Framworkization, mostly.
In 2012, jQuery was a good gateway drug to JS. You didn't necessarily have to get it's syntax details, async weirdnesses or compatibility issues, but you'd still have to understand how JS worked.
Now most people learn JS through React, Vue and Angular. Those bring a very nice DX and speed with them, but devs who have no experience outside their framework are on the dry.
The same goes for HTML and CSS, by the way.
Utility-first CSS (i.e. Tailwind) was a major step in this direction — In a good way for the sake of productivity within that environment. But possibly in a not-so-good way for dependency dependence and learning.
A decade ago I found the CSS libraries available were generally worse than just writing plain old CSS with some sort of self-imposed structure. These days I think some of the new stuff is truly really awesome to use, but it's not necessarily a good thing if it reduces peoples' capacity to interact with CSS proper or write websites that don't require the build step.
This is so true... the days of adding Bootstrap (or some terrible WP theme) to your project and then having to go through sooooo many classes to overwrite them shudder. I'm so glad those days are gone.
We used to make sites with Internet Explorer in mind. (40-50% market penetration, Moz was around 30, Chrome around 10-15%). MS dictated the web in some way or other.
Now we make websites with Chrome in mind(90% is either Chrome or Webkit based, Moz is at 4% ). Google dictates the web.
10 years ago we didn't even have Promises natively. Async was handled by callbacks making for these terrible horizontal prymids of code.

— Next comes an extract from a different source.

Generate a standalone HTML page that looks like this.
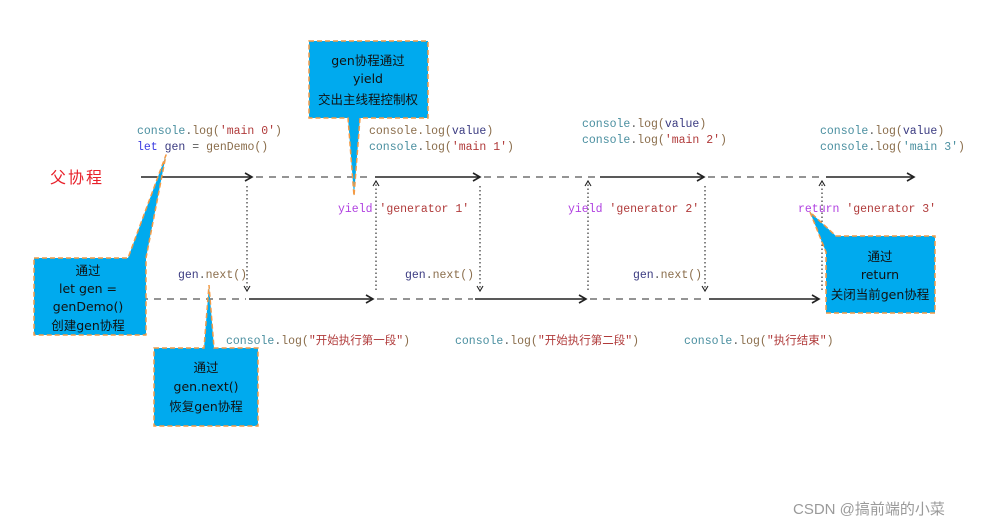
<!DOCTYPE html>
<html><head><meta charset="utf-8"><style>
html,body{margin:0;padding:0;background:#fff;}
svg{display:block;}
.c{font-family:"Liberation Mono","DejaVu Sans Mono","Noto Sans CJK SC",monospace;font-size:11.5px;}
.t{font-family:"DejaVu Sans","Liberation Sans","Noto Sans CJK SC",sans-serif;font-size:12.5px;fill:#111;}
.k{fill:#4a8fa0}.l{fill:#8a6d4b}.s{fill:#b03a3a}.v{fill:#3a3a80}.p{fill:#5a5a5a}.y{fill:#b040e0}.b{fill:#3a3ae0}
</style></head><body>
<svg width="999" height="526" viewBox="0 0 999 526" xmlns="http://www.w3.org/2000/svg">
<defs>
<marker id="a" markerWidth="10" markerHeight="10" refX="8" refY="5" orient="auto" markerUnits="userSpaceOnUse"><path d="M1,1 L8,5 L1,9" fill="none" stroke="#222" stroke-width="1.6"/></marker>
<marker id="s" markerWidth="8" markerHeight="8" refX="6" refY="4" orient="auto" markerUnits="userSpaceOnUse"><path d="M1,1 L6,4 L1,7" fill="none" stroke="#222" stroke-width="1.1"/></marker>
</defs>
<g stroke="#222" stroke-width="1.6" fill="none">
<line x1="141" y1="177" x2="252" y2="177" marker-end="url(#a)"/>
<line x1="375" y1="177" x2="480" y2="177" marker-end="url(#a)"/>
<line x1="600" y1="177" x2="704" y2="177" marker-end="url(#a)"/>
<line x1="826" y1="177" x2="914" y2="177" marker-end="url(#a)"/>
<line x1="249" y1="299" x2="373" y2="299" marker-end="url(#a)"/>
<line x1="475" y1="299" x2="586" y2="299" marker-end="url(#a)"/>
<line x1="709" y1="299" x2="819" y2="299" marker-end="url(#a)"/>
</g>
<g stroke="#555" stroke-width="1.3" stroke-dasharray="7,6" fill="none">
<line x1="256" y1="177" x2="372" y2="177"/>
<line x1="484" y1="177" x2="598" y2="177"/>
<line x1="708" y1="177" x2="823" y2="177"/>
<line x1="141" y1="299" x2="246" y2="299"/>
<line x1="377" y1="299" x2="473" y2="299"/>
<line x1="590" y1="299" x2="707" y2="299"/>
</g>
<g stroke="#333" stroke-width="1.2" stroke-dasharray="1.5,2.5" fill="none">
<line x1="247" y1="186" x2="247" y2="291" marker-end="url(#s)"/>
<line x1="376" y1="290" x2="376" y2="181" marker-end="url(#s)"/>
<line x1="480" y1="186" x2="480" y2="291" marker-end="url(#s)"/>
<line x1="588" y1="290" x2="588" y2="181" marker-end="url(#s)"/>
<line x1="705" y1="186" x2="705" y2="291" marker-end="url(#s)"/>
<line x1="822" y1="290" x2="822" y2="181" marker-end="url(#s)"/>
</g>
<g fill="#00aaee" stroke="#f39a45" stroke-width="1.5" stroke-dasharray="5,3">
<path d="M309,41 H428 V118 H360 L354,196 L348,118 H309 Z"/>
<path d="M34,258 H128 L166,155 L146,258 V335 H34 Z" stroke-linejoin="round"/>
<path d="M154,348 H204 L209,285 L214,348 H258 V426 H154 Z"/>
<path d="M836,236 H935 V313 H826 V252 L810,212 Z"/>
</g>
<text x="50" y="183" font-family="'Noto Sans CJK SC',sans-serif" font-size="16" fill="#e8202a" letter-spacing="2">父协程</text>
<g class="t" text-anchor="middle">
<text x="368" y="65">gen协程通过</text><text x="368" y="83">yield</text><text x="368" y="104">交出主线程控制权</text>
<text x="88" y="275">通过</text><text x="88" y="293">let gen =</text><text x="88" y="311">genDemo()</text><text x="88" y="330">创建gen协程</text>
<text x="206" y="372">通过</text><text x="206" y="391">gen.next()</text><text x="206" y="411">恢复gen协程</text>
<text x="880" y="261">通过</text><text x="880" y="279">return</text><text x="880" y="299">关闭当前gen协程</text>
</g>
<g class="c">
<text x="137" y="134"><tspan class="k">console</tspan><tspan class="p">.</tspan><tspan class="l">log(</tspan><tspan class="s">'main 0'</tspan><tspan class="l">)</tspan></text>
<text x="137" y="150"><tspan class="b">let</tspan> <tspan class="v">gen</tspan><tspan class="p"> = </tspan><tspan class="l">genDemo()</tspan></text>
<text x="369" y="134"><tspan class="l">console.log(</tspan><tspan class="v">value</tspan><tspan class="l">)</tspan></text>
<text x="369" y="150"><tspan class="k">console</tspan><tspan class="p">.</tspan><tspan class="l">log(</tspan><tspan class="s">'main 1'</tspan><tspan class="l">)</tspan></text>
<text x="582" y="127"><tspan class="k">console</tspan><tspan class="p">.</tspan><tspan class="l">log(</tspan><tspan class="v">value</tspan><tspan class="l">)</tspan></text>
<text x="582" y="143"><tspan class="k">console</tspan><tspan class="p">.</tspan><tspan class="l">log(</tspan><tspan class="s">'main 2'</tspan><tspan class="l">)</tspan></text>
<text x="820" y="134"><tspan class="k">console</tspan><tspan class="p">.</tspan><tspan class="l">log(</tspan><tspan class="v">value</tspan><tspan class="l">)</tspan></text>
<text x="820" y="150"><tspan class="k">console</tspan><tspan class="p">.</tspan><tspan class="l">log(</tspan><tspan class="k">'main 3'</tspan><tspan class="l">)</tspan></text>
<text x="338" y="212"><tspan class="y">yield</tspan> <tspan class="s">'generator 1'</tspan></text>
<text x="568" y="212"><tspan class="y">yield</tspan> <tspan class="s">'generator 2'</tspan></text>
<text x="798" y="212"><tspan class="y">return</tspan> <tspan class="s">'generator 3'</tspan></text>
<text x="178" y="278"><tspan class="v">gen</tspan><tspan class="p">.</tspan><tspan class="l">next()</tspan></text>
<text x="405" y="278"><tspan class="v">gen</tspan><tspan class="p">.</tspan><tspan class="l">next()</tspan></text>
<text x="633" y="278"><tspan class="v">gen</tspan><tspan class="p">.</tspan><tspan class="l">next()</tspan></text>
<text x="226" y="344"><tspan class="k">console</tspan><tspan class="p">.</tspan><tspan class="l">log(</tspan><tspan class="s">"开始执行第一段"</tspan><tspan class="l">)</tspan></text>
<text x="455" y="344"><tspan class="k">console</tspan><tspan class="p">.</tspan><tspan class="l">log(</tspan><tspan class="s">"开始执行第二段"</tspan><tspan class="l">)</tspan></text>
<text x="684" y="344"><tspan class="k">console</tspan><tspan class="p">.</tspan><tspan class="l">log(</tspan><tspan class="s">"执行结束"</tspan><tspan class="l">)</tspan></text>
</g>
<text x="793" y="514" font-family="'Liberation Sans','Noto Sans CJK SC',sans-serif" font-size="15" fill="#9a9a9a">CSDN @搞前端的小菜</text>
</svg>
</body></html>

2009, Node.js was released and gained in popularity quickly, which helped many JS developers to implement software that doesn't run in the browser. While this was before the last decade, I think the move of JS developers out of the browser took a few yerars.
JS engines were added to iOS and Android, so JS developers also gained access to the mobile space.
Function as a service offerings all included JS right from the start, so JS was a main participant in the serverless movement.
Web3 is basically Web2 frontends with decentralized backends, so JS plays that game too.
In terms of technical changes, the ES2015 changes gave JS quite a facelift. Promises, async/await, arrow functions, classes and a native module system made JS a more "mature" programming language.
Node.js changed the game and it's easy to think it's always been here but it hasn't
It's become ridiculously overcomplicated and over-engineered
Thanks to babel, typescript and standardization the language became not only powerful but also reliable, compared to 10 years ago.
On the framework and library side we see a huge fragmentation and as an engineer I wonder how many hours/days other people invest into choosing the right tech stack for a certain project. To me it starts to become highly unproductive unless I either stick with big names or with what I am familiar with.